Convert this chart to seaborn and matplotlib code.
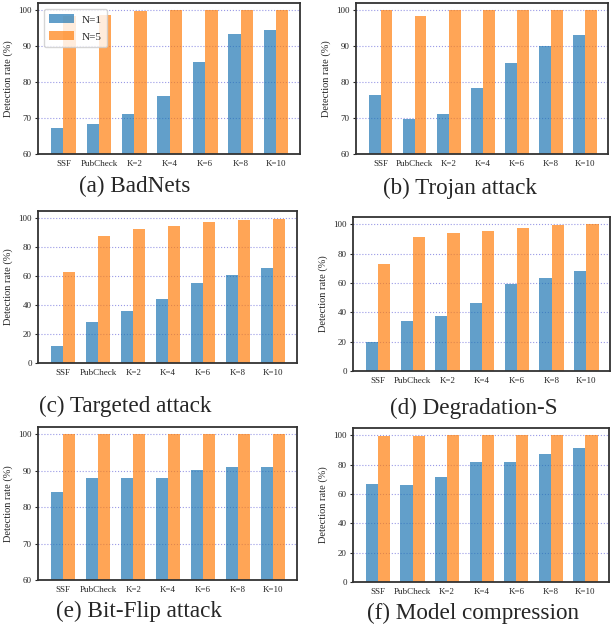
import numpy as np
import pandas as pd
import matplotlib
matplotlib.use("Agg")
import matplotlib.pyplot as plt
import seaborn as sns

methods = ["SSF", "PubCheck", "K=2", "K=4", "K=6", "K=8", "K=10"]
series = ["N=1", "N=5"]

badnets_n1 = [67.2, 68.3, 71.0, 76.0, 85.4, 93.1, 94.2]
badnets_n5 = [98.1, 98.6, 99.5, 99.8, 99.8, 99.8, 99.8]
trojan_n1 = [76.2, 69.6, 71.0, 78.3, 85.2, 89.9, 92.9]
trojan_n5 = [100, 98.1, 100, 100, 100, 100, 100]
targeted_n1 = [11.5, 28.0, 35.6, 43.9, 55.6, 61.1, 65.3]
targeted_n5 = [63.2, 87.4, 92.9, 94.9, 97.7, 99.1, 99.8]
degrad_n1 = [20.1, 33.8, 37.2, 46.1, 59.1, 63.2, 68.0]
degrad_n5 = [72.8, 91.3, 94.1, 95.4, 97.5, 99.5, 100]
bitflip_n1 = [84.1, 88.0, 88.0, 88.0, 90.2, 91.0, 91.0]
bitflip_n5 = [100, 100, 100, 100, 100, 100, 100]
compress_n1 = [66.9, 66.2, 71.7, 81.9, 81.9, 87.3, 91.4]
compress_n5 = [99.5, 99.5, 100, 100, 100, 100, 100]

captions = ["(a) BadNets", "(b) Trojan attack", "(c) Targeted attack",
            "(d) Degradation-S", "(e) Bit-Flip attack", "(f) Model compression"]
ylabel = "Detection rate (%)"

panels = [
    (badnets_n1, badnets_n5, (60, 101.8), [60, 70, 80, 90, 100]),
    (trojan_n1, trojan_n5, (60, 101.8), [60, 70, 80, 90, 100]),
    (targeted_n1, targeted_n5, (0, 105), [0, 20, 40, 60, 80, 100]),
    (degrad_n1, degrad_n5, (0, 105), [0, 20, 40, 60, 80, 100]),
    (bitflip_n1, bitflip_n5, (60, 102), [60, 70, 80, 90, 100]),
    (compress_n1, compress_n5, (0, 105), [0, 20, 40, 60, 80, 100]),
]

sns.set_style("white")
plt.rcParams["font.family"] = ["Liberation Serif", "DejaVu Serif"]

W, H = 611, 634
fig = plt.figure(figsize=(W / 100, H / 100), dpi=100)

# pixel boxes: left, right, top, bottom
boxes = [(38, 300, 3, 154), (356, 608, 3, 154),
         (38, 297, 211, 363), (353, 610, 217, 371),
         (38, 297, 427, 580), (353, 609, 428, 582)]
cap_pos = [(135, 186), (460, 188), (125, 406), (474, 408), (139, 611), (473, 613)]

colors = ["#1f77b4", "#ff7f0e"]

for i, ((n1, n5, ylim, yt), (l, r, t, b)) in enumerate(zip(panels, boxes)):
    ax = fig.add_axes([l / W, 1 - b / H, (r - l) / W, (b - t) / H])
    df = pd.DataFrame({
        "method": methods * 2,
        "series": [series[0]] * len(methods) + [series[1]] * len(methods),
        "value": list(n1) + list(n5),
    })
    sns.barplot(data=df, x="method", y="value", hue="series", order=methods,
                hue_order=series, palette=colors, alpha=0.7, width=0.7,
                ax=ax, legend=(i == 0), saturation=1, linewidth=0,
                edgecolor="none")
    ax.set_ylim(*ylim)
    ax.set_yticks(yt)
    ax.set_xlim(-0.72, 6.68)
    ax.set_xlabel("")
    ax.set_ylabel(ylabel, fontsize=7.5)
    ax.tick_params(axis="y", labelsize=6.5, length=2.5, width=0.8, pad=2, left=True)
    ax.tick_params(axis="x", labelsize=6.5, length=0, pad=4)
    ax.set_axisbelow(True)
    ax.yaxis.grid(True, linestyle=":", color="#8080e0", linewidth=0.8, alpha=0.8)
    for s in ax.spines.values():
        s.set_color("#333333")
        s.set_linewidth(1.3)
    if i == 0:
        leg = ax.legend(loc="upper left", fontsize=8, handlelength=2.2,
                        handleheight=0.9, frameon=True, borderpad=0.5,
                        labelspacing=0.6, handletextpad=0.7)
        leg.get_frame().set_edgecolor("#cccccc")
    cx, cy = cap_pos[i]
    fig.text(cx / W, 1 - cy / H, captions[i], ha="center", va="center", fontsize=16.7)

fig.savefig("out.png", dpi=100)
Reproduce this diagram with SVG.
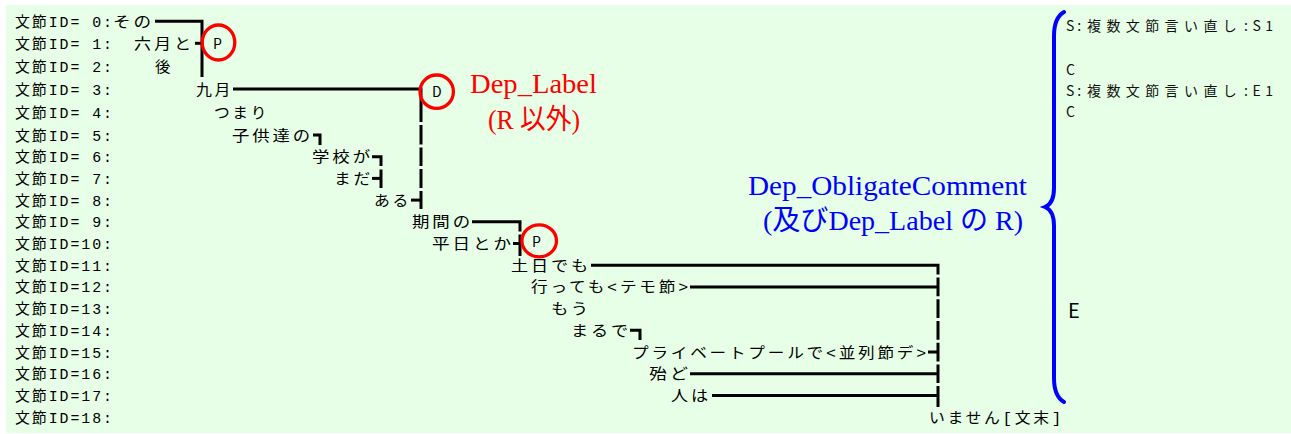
+++++
Reproduce all of the data exactly, omitting each picture it holds.

Convert this chart to seaborn and matplotlib code.
import numpy as np
import pandas as pd
import matplotlib
matplotlib.use("Agg")
import matplotlib.pyplot as plt
import seaborn as sns

methods = ["SSF", "PubCheck", "K=2", "K=4", "K=6", "K=8", "K=10"]
series = ["N=1", "N=5"]

badnets_n1 = [67.2, 68.3, 71.0, 76.0, 85.4, 93.1, 94.2]
badnets_n5 = [98.1, 98.6, 99.5, 99.8, 99.8, 99.8, 99.8]
trojan_n1 = [76.2, 69.6, 71.0, 78.3, 85.2, 89.9, 92.9]
trojan_n5 = [100, 98.1, 100, 100, 100, 100, 100]
targeted_n1 = [11.5, 28.0, 35.6, 43.9, 55.6, 61.1, 65.3]
targeted_n5 = [63.2, 87.4, 92.9, 94.9, 97.7, 99.1, 99.8]
degrad_n1 = [20.1, 33.8, 37.2, 46.1, 59.1, 63.2, 68.0]
degrad_n5 = [72.8, 91.3, 94.1, 95.4, 97.5, 99.5, 100]
bitflip_n1 = [84.1, 88.0, 88.0, 88.0, 90.2, 91.0, 91.0]
bitflip_n5 = [100, 100, 100, 100, 100, 100, 100]
compress_n1 = [66.9, 66.2, 71.7, 81.9, 81.9, 87.3, 91.4]
compress_n5 = [99.5, 99.5, 100, 100, 100, 100, 100]

captions = ["(a) BadNets", "(b) Trojan attack", "(c) Targeted attack",
            "(d) Degradation-S", "(e) Bit-Flip attack", "(f) Model compression"]
ylabel = "Detection rate (%)"

panels = [
    (badnets_n1, badnets_n5, (60, 101.8), [60, 70, 80, 90, 100]),
    (trojan_n1, trojan_n5, (60, 101.8), [60, 70, 80, 90, 100]),
    (targeted_n1, targeted_n5, (0, 105), [0, 20, 40, 60, 80, 100]),
    (degrad_n1, degrad_n5, (0, 105), [0, 20, 40, 60, 80, 100]),
    (bitflip_n1, bitflip_n5, (60, 102), [60, 70, 80, 90, 100]),
    (compress_n1, compress_n5, (0, 105), [0, 20, 40, 60, 80, 100]),
]

sns.set_style("white")
plt.rcParams["font.family"] = ["Liberation Serif", "DejaVu Serif"]

W, H = 611, 634
fig = plt.figure(figsize=(W / 100, H / 100), dpi=100)

# pixel boxes: left, right, top, bottom
boxes = [(38, 300, 3, 154), (356, 608, 3, 154),
         (38, 297, 211, 363), (353, 610, 217, 371),
         (38, 297, 427, 580), (353, 609, 428, 582)]
cap_pos = [(135, 186), (460, 188), (125, 406), (474, 408), (139, 611), (473, 613)]

colors = ["#1f77b4", "#ff7f0e"]

for i, ((n1, n5, ylim, yt), (l, r, t, b)) in enumerate(zip(panels, boxes)):
    ax = fig.add_axes([l / W, 1 - b / H, (r - l) / W, (b - t) / H])
    df = pd.DataFrame({
        "method": methods * 2,
        "series": [series[0]] * len(methods) + [series[1]] * len(methods),
        "value": list(n1) + list(n5),
    })
    sns.barplot(data=df, x="method", y="value", hue="series", order=methods,
                hue_order=series, palette=colors, alpha=0.7, width=0.7,
                ax=ax, legend=(i == 0), saturation=1, linewidth=0,
                edgecolor="none")
    ax.set_ylim(*ylim)
    ax.set_yticks(yt)
    ax.set_xlim(-0.72, 6.68)
    ax.set_xlabel("")
    ax.set_ylabel(ylabel, fontsize=7.5)
    ax.tick_params(axis="y", labelsize=6.5, length=2.5, width=0.8, pad=2, left=True)
    ax.tick_params(axis="x", labelsize=6.5, length=0, pad=4)
    ax.set_axisbelow(True)
    ax.yaxis.grid(True, linestyle=":", color="#8080e0", linewidth=0.8, alpha=0.8)
    for s in ax.spines.values():
        s.set_color("#333333")
        s.set_linewidth(1.3)
    if i == 0:
        leg = ax.legend(loc="upper left", fontsize=8, handlelength=2.2,
                        handleheight=0.9, frameon=True, borderpad=0.5,
                        labelspacing=0.6, handletextpad=0.7)
        leg.get_frame().set_edgecolor("#cccccc")
    cx, cy = cap_pos[i]
    fig.text(cx / W, 1 - cy / H, captions[i], ha="center", va="center", fontsize=16.7)

fig.savefig("out.png", dpi=100)
Reproduce this diagram with SVG.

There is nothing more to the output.